I often say that AI is both a blessing and a curse. It enables organizations to innovate faster. But along the way it introduces entirely new security risks.
In many ways, AI didn’t create the data security gap - it exposed it.
The Real Bottleneck: Investigation
The biggest bottleneck in modern DLP programs isn’t detection - it’s investigation.
Security analysts spend enormous amounts of time performing manual investigative work - triaging alerts, gathering context, correlating disconnected signals, and reconstructing the narrative behind an incident.
They’re essentially trying to build the story of what happened from fragmented technical events. In many cases, the investigation can’t even be completed without interviewing the employee involved.
Context is almost always missing.
Meanwhile, security teams are also dealing with endless rule tuning, constant policy adjustments, integrations across an ever-changing tech stack, and browser plugins and extensions.
Running DLP often turns into a never-ending whack-a-mole game.
And prevention, the feature that is supposed to protect the organization, frequently becomes the biggest source of friction.
Inaccurate detection leads to false blocks that interrupt legitimate workflows and frustrate employees. Which is how DLP earned its reputation as the Department of No.
Why Even the Biggest Companies Still Get Hit
Even organizations with mature security programs continue to experience major insider incidents: Intel, Coupang, Tesla. These companies have world-class security teams and significant investments in data protection, yet sensitive data still leaves the organization.
The problem isn’t that security teams aren’t trying hard enough, the problem is that the core technology used to protect data was designed for a very different era.
Why This Problem Can Finally Be Solved
For the first time, new technologies are making it possible to rethink this model from the ground up.
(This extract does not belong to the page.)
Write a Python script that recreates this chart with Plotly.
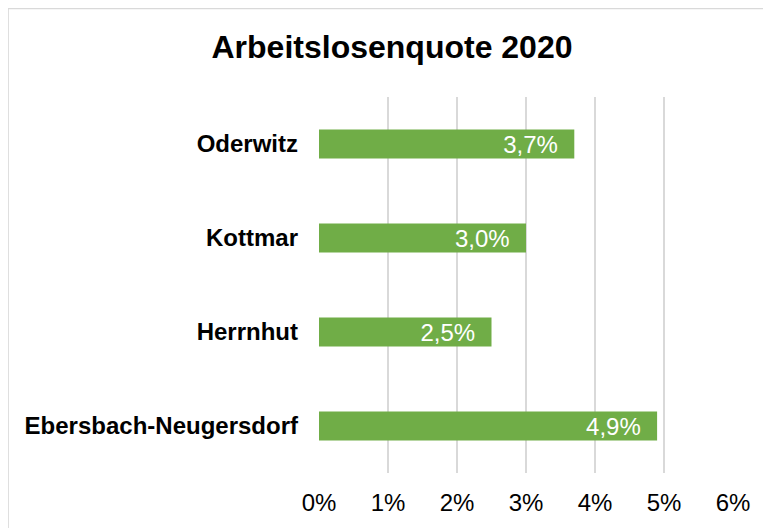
import plotly.graph_objects as go

# bottom to top, as drawn
gemeinden = ["Ebersbach-Neugersdorf", "Herrnhut", "Kottmar", "Oderwitz"]
quote = [0.049, 0.025, 0.030, 0.037]
x_ticks = [0, 0.01, 0.02, 0.03, 0.04, 0.05, 0.06]

fig = go.Figure()

fig.add_trace(go.Bar(
    x=quote,
    y=gemeinden,
    orientation="h",
    marker_color="#70AD47",
    marker_line_width=0,
    texttemplate="%{x:.1%}\u00a0\u00a0",
    textposition="inside",
    insidetextanchor="end",
    constraintext="none",
    textfont=dict(color="white", size=24, family="Liberation Sans, Arial"),
    hoverinfo="skip"
))

fig.update_xaxes(
    range=[0, 0.06],
    tickvals=x_ticks,
    tickformat=".0%",
    showgrid=True, gridcolor="#D9D9D9", gridwidth=1.5,
    zeroline=False, showline=False,
    tickfont=dict(size=24, color="black"),
    ticklabelstandoff=13,
    fixedrange=True
)
fig.update_yaxes(
    showgrid=False, zeroline=False, showline=False,
    tickfont=dict(size=24, color="black", family="Liberation Sans, Arial", weight="bold"),
    ticklabelstandoff=20,
    fixedrange=True
)

# light frame around the chart
fig.add_shape(type="rect", xref="paper", yref="paper",
              x0=-0.751, x1=1.3, y0=-0.4, y1=1.2355,
              line=dict(color="#D9D9D9", width=1.5), layer="below")

# the page body has an 8px margin, so the figure is sized/offset for it
fig.update_layout(
    width=763, height=520,
    margin=dict(l=311, r=38, t=89, b=55),
    paper_bgcolor="white", plot_bgcolor="white",
    bargap=0.69,
    separators=",.",
    showlegend=False,
    font=dict(family="Liberation Sans, Arial", color="black"),
    title=dict(text="<b>Arbeitslosenquote 2020</b>", x=384 / 763, xanchor="center",
               y=1 - 39 / 520, yanchor="middle", xref="container", yref="container",
               font=dict(size=32, color="black"))
)

fig.write_html("out.html")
Advances in AI, contextual reasoning, and agentic systems allow security platforms to investigate events the way human analysts would, but at machine scale.
Instead of relying on static rules to filter events, a modern system can analyze activity holistically and reconstruct incidents automatically.
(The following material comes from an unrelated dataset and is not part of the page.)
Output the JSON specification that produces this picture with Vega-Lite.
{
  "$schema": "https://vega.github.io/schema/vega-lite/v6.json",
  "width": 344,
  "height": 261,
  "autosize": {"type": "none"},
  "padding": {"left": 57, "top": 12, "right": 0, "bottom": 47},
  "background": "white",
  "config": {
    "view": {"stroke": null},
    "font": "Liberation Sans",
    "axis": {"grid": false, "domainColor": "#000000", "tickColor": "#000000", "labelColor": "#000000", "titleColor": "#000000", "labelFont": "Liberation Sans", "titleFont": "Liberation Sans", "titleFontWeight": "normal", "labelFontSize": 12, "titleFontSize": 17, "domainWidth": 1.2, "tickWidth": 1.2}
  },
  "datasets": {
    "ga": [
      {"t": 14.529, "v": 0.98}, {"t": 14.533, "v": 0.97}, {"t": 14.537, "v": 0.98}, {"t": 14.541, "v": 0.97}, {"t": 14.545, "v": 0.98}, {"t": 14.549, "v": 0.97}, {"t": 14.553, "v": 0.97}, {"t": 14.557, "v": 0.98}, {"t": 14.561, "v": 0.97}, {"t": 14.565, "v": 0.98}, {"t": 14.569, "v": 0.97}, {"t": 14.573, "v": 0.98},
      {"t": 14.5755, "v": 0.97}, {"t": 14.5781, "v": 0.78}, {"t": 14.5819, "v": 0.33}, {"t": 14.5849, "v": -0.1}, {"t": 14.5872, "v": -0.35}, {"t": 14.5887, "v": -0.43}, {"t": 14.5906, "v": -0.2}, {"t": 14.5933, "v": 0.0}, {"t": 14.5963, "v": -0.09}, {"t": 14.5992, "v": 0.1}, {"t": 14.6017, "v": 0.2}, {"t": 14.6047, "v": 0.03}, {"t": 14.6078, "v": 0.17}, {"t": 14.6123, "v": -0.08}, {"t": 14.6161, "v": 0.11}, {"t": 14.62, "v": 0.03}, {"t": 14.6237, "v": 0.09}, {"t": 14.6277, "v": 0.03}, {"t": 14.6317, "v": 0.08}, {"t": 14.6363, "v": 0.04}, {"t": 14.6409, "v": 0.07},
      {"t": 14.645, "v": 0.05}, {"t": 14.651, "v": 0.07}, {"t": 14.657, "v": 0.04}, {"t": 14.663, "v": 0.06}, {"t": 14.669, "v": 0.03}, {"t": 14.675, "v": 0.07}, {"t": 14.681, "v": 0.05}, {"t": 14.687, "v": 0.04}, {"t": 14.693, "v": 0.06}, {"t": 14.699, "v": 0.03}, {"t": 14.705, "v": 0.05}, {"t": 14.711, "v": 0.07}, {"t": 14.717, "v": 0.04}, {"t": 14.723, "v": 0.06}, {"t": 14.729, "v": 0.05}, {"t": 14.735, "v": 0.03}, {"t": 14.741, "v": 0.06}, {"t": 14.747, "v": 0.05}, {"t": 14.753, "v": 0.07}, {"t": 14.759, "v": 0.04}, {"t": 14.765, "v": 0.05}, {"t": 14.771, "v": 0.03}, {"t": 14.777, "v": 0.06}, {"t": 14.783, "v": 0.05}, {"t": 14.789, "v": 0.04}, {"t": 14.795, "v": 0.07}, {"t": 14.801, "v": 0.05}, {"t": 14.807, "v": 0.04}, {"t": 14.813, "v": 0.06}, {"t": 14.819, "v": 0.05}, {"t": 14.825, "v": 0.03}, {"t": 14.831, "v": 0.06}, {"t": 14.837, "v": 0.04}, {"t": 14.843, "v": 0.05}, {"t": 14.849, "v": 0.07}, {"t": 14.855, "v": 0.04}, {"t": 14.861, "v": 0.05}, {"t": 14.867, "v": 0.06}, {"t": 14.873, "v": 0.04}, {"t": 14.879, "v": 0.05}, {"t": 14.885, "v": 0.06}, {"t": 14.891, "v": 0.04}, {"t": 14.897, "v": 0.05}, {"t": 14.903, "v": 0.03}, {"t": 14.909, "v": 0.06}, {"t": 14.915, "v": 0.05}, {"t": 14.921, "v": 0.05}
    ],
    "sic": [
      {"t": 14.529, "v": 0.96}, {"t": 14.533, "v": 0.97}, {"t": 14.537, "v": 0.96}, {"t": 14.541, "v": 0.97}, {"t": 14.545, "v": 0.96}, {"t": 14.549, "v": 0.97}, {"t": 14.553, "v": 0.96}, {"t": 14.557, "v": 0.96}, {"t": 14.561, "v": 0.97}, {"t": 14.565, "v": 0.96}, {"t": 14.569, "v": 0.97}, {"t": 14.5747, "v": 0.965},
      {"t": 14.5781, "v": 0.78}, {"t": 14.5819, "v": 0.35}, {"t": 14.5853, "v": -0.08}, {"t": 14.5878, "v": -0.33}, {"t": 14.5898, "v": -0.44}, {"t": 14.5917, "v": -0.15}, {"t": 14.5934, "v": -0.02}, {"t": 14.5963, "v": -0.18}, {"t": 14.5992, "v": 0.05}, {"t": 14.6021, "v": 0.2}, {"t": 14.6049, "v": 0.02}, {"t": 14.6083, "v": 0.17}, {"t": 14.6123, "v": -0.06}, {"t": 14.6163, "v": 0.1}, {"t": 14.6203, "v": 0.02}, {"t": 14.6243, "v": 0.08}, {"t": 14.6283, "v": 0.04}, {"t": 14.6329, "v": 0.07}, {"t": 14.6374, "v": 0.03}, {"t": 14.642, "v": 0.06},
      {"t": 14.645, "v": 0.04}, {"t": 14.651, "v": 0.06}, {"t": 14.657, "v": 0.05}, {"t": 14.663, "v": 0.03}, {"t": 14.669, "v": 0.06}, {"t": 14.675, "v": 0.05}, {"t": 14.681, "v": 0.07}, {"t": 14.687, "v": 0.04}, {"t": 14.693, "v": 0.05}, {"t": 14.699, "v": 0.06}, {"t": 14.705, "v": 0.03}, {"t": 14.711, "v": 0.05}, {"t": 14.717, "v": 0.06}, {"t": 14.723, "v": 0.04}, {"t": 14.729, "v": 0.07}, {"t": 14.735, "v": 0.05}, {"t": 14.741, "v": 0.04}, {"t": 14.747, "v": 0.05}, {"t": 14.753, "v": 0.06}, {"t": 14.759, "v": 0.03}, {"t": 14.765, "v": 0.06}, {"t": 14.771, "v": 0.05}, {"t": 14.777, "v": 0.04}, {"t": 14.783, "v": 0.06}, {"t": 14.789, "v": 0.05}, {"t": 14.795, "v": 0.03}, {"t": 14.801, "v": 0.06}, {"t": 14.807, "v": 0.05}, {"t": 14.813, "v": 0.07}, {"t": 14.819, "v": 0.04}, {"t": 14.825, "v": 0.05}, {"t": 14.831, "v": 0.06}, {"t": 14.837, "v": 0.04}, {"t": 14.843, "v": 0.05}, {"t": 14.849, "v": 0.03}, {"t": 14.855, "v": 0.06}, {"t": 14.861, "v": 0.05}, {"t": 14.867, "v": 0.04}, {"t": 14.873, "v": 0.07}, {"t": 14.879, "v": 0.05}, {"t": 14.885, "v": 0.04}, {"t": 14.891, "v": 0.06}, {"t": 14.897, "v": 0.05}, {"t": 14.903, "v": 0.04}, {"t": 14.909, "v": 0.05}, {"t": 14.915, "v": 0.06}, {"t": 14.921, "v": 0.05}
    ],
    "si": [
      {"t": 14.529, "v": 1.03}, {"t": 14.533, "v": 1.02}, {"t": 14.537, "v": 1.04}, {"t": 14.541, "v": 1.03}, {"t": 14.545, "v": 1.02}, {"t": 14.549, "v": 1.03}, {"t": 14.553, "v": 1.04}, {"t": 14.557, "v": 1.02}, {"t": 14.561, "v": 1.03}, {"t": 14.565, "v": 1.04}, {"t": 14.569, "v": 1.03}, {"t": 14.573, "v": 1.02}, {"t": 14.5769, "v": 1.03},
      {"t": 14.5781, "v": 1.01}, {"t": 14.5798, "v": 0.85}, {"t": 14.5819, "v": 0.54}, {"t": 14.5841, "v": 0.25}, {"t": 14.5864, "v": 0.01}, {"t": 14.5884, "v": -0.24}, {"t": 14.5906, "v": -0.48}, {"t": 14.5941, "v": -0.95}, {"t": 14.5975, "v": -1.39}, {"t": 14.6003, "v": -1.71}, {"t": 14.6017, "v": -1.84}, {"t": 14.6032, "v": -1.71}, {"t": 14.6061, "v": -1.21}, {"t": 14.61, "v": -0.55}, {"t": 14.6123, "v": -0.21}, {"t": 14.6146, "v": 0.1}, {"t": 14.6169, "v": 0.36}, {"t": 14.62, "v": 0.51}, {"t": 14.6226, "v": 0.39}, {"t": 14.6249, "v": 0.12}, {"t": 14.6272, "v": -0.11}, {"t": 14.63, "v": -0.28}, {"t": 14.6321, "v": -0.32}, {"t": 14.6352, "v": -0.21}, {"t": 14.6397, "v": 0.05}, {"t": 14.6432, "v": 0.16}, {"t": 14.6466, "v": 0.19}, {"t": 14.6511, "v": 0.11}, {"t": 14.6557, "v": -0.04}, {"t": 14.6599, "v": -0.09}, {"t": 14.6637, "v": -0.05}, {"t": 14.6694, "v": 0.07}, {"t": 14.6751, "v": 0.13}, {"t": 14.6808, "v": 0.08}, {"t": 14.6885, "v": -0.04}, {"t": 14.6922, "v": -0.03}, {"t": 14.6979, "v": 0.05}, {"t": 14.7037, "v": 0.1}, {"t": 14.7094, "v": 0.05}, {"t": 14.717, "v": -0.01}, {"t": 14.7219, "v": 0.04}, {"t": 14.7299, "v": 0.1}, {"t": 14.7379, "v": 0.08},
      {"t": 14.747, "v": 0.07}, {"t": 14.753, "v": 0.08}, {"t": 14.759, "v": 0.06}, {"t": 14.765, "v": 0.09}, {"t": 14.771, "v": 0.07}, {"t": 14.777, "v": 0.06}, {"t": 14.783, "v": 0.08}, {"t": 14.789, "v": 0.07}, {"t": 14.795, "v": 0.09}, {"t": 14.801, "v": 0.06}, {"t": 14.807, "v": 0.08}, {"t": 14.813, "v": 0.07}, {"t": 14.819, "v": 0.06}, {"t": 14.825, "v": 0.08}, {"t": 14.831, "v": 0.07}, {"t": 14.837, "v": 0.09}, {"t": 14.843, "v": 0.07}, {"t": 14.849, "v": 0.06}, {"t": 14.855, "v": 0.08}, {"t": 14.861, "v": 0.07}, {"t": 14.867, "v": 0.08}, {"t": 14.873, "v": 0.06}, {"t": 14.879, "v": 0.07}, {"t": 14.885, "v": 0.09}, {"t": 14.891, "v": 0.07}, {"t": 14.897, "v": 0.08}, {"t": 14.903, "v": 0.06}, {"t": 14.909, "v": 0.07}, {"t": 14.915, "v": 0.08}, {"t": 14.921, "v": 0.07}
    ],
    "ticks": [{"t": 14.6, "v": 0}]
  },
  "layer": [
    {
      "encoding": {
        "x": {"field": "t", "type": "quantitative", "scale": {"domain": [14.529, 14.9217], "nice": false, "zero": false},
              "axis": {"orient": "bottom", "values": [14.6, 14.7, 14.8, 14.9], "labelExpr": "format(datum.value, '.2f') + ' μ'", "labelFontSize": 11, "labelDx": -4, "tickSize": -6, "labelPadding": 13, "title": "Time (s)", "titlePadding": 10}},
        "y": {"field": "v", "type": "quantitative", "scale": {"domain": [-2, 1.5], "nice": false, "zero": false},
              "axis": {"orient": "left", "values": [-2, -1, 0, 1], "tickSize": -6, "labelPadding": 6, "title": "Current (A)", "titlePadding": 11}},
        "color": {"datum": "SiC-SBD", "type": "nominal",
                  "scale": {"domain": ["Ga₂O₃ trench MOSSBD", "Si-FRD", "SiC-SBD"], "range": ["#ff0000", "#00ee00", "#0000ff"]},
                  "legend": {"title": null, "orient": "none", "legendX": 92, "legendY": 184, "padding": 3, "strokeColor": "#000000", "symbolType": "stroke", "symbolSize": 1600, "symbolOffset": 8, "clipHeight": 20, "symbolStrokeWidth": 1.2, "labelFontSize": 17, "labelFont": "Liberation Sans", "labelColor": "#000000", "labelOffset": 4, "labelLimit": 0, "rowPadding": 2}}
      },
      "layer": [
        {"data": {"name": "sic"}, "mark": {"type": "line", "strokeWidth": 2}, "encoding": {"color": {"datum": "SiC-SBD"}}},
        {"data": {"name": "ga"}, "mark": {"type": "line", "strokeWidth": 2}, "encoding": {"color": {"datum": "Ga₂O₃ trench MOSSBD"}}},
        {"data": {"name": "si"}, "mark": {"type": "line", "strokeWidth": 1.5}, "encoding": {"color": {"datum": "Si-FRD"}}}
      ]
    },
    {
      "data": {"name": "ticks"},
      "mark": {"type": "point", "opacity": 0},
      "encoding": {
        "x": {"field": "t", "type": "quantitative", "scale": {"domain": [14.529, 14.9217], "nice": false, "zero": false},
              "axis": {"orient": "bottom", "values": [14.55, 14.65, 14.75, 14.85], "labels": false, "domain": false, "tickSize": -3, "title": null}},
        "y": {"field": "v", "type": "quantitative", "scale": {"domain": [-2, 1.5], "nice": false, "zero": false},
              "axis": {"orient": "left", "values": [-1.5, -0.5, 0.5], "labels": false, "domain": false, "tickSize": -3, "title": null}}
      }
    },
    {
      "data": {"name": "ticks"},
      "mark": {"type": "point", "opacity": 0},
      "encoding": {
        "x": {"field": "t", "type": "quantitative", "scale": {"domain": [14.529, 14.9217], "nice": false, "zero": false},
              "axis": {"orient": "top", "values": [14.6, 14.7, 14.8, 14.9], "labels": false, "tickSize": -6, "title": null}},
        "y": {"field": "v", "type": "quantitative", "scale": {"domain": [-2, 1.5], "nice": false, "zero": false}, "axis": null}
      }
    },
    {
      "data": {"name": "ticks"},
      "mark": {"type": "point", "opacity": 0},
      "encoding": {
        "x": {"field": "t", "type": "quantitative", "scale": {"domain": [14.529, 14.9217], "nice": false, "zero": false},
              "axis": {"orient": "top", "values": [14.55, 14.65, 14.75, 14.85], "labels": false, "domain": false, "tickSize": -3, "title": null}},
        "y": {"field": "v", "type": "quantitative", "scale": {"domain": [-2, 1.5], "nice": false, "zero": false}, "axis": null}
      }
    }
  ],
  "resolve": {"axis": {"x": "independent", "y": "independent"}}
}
It can understand the data involved, the context around the action, the user’s intent, the broader narrative of what actually happened, and how it fits within the business.
In other words: Security tools should explain what happened, not ask analysts to reconstruct it.
This fundamentally changes how data security operates.
Building Jazz
At Jazz, we believe DLP should evolve from a rigid rule engine into an intelligent investigative system.
One that understands context, learns the unique environment of each organization, and helps security teams make faster and more confident decisions.
Instead of forcing teams to maintain hundreds of rules and chase integrations, the system should provide:
- Holistic coverage by default
- Precision by design
- Context-rich investigations
- Surgical prevention that doesn’t disrupt legitimate work
When security tools understand how work actually happens, they stop acting like gatekeepers and start acting like partners.
That’s how DLP transforms from a business roadblock into a true business enabler.
The Future of Data Security
Being a security leader today is harder than ever. Organizations must protect their most sensitive data while enabling employees to move faster, adopt AI, and innovate.
That requires a fundamentally different approach to data security. One that understands context, one that adapts to modern environments, one that protects the business without slowing it down.
That’s the future we’re building at Jazz - and we’re just getting started.